Principal Component Analysis (PCA) is widely used for dimensionality reduction in hyperspectral imaging, genomics, and neurosciences. However, it suffers from computational bottlenecks in matrix multiplication and singular value decomposition (SVD). Prior PCA hardware accelerators either target only one of these stages, rely on High Level Synthesis (HLS) that limits microarchitectural optimizations or use fixed point datapaths with limited dataset scalability. There is a need for a unified PCA accelerator that is suitable for datasets of any input dimension. Hence, the proposed work presents MANOJAVAM, a scalable PCA accelerator fabric, unifying matrix multiplication and SVD in a single architecture. MANOJAVAM(T,S) comprises an S number of TxT TPU-style systolic arrays employing block streaming for high-throughput matrix multiplication. It further integrates a highly parallel Jacobian unit implementing the Jacobi method for SVD with pipelined CORDIC based rotations. A two tier cache hierarchy and mode-aware memory policies adapts to the distinct memory access patterns of covariance matrix and rotation computation. For demonstration, MANOJAVAM(4,8) is realized on a Xilinx Artix-7 FPGA, achieving a frequency of 200 MHz at 1.271W. MANOJAVAM(16,32) is realized on Xilinx Virtex-Ultrascale+ FPGA, achieving a frequency of 434 MHz at 16.957W. Benchmarking on real-world datasets reveals that MANOJAVAM(16,32) achieves up to a 22.75x speedup in SVD latency and a 42.14x reduction in total energy consumption compared to a high-performance NVIDIA A6000 GPU. The architecture offers a unified, scalable, and energy-efficient platform for large-scale data analytics in both high-performance and edge-computing environments.

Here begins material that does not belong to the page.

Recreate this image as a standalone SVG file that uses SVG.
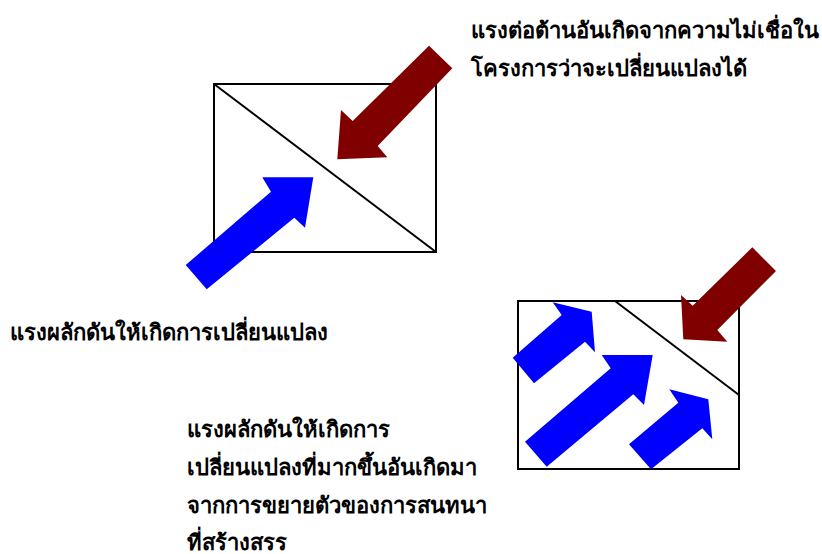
<svg xmlns="http://www.w3.org/2000/svg" width="822" height="554" viewBox="0 0 822 554">
<style>
  .box{fill:#fff;stroke:#000;stroke-width:2}
  .line{stroke:#000;stroke-width:2;fill:none}
  .push{fill:#0000ff}
  .resist{fill:#800000}
  text{font-family:"DejaVu Sans","Noto Sans",sans-serif;font-weight:bold;font-size:22px;fill:#000}
</style>
<rect width="822" height="554" fill="#fff"/>
<g id="box1">
  <rect class="box" x="214" y="84" width="222" height="168"/>
  <line class="line" x1="214" y1="84" x2="436" y2="252"/>
</g>
<g id="box2">
  <rect class="box" x="518" y="301" width="221" height="168"/>
  <line class="line" x1="615" y1="301" x2="739" y2="395"/>
</g>
<g id="connectors">
  <polygon id="resist1" class="resist" points="429,45.7 452.3,68.3 377.7,146 387.3,157.3 337.3,159.3 341,110 352.7,121"/>
  <polygon id="push1" class="push" points="185.7,265 271,191.7 262.3,177.3 313.3,177.3 305,227.7 294.3,217.7 206.7,289.3"/>
  <polygon id="resist2" class="resist" points="752.3,247.3 776,271 717.3,330 727.3,341.7 683.3,339.3 681,295 692.7,305.7"/>
  <polygon id="pushA" class="push" points="512.7,357.7 561.7,315 552.7,302.3 591.7,311.7 595,352.3 585,341.7 534,383.3"/>
  <polygon id="pushB" class="push" points="525,441.7 610.7,368.3 601.7,355 652.7,355 644,405 633.3,394.3 546.7,466.7"/>
  <polygon id="pushC" class="push" points="629,444.3 678.3,402.7 669.3,389.3 708.3,399.3 712.3,439.3 702.3,428.3 651,469.3"/>
</g>
<g id="label-resist">
  <text x="471" y="38">แรงต่อต้านอันเกิดจากความไม่เชื่อใน</text>
  <text x="471" y="76">โครงการว่าจะเปลี่ยนแปลงได้</text>
</g>
<g id="label-push">
  <text x="10" y="340">แรงผลักดันให้เกิดการเปลี่ยนแปลง</text>
</g>
<g id="label-push-more">
  <text x="187" y="437">แรงผลักดันให้เกิดการ</text>
  <text x="187" y="475">เปลี่ยนแปลงที่มากขึ้นอันเกิดมา</text>
  <text x="187" y="513">จากการขยายตัวของการสนทนา</text>
  <text x="187" y="550">ที่สร้างสรร</text>
</g>
</svg>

翻译：主成分分析（PCA）广泛应用于高光谱成像、基因组学和神经科学领域的降维处理。然而，其计算瓶颈主要存在于矩阵乘法与奇异值分解（SVD）阶段。现有PCA硬件加速器要么仅针对单一阶段进行优化，要么依赖限制微架构优化能力的高层次综合（HLS）技术，或采用固定位宽数据通路导致数据集扩展性受限。因此，亟需一种适用于任意维度输入数据的统一PCA加速器。本文提出MANOJAVAM——一种可扩展的PCA加速器架构，将矩阵乘法与SVD统一集成于单一架构中。MANOJAVAM(T,S)包含S个TxT规格的TPU风格脉动阵列，采用块流式处理实现高吞吐矩阵乘法；同时集成高度并行的雅可比单元，通过基于CORDIC流水线旋转的雅可比方法实现SVD。双层缓存层次结构与模式感知内存策略可自适应协方差矩阵计算与旋转运算的不同内存访问模式。为验证性能，在Xilinx Artix-7 FPGA上实现MANOJAVAM(4,8)原型，工作频率200 MHz，功耗1.271W；在Xilinx Virtex-Ultrascale+ FPGA上实现MANOJAVAM(16,32)原型，工作频率434 MHz，功耗16.957W。基于真实数据集的基准测试表明，相较于高性能NVIDIA A6000 GPU，MANOJAVAM(16,32)的SVD延迟加速比达22.75倍，总能耗降低42.14倍。该架构为高性能计算与边缘计算环境中的大规模数据分析提供了统一、可扩展且高能效的计算平台。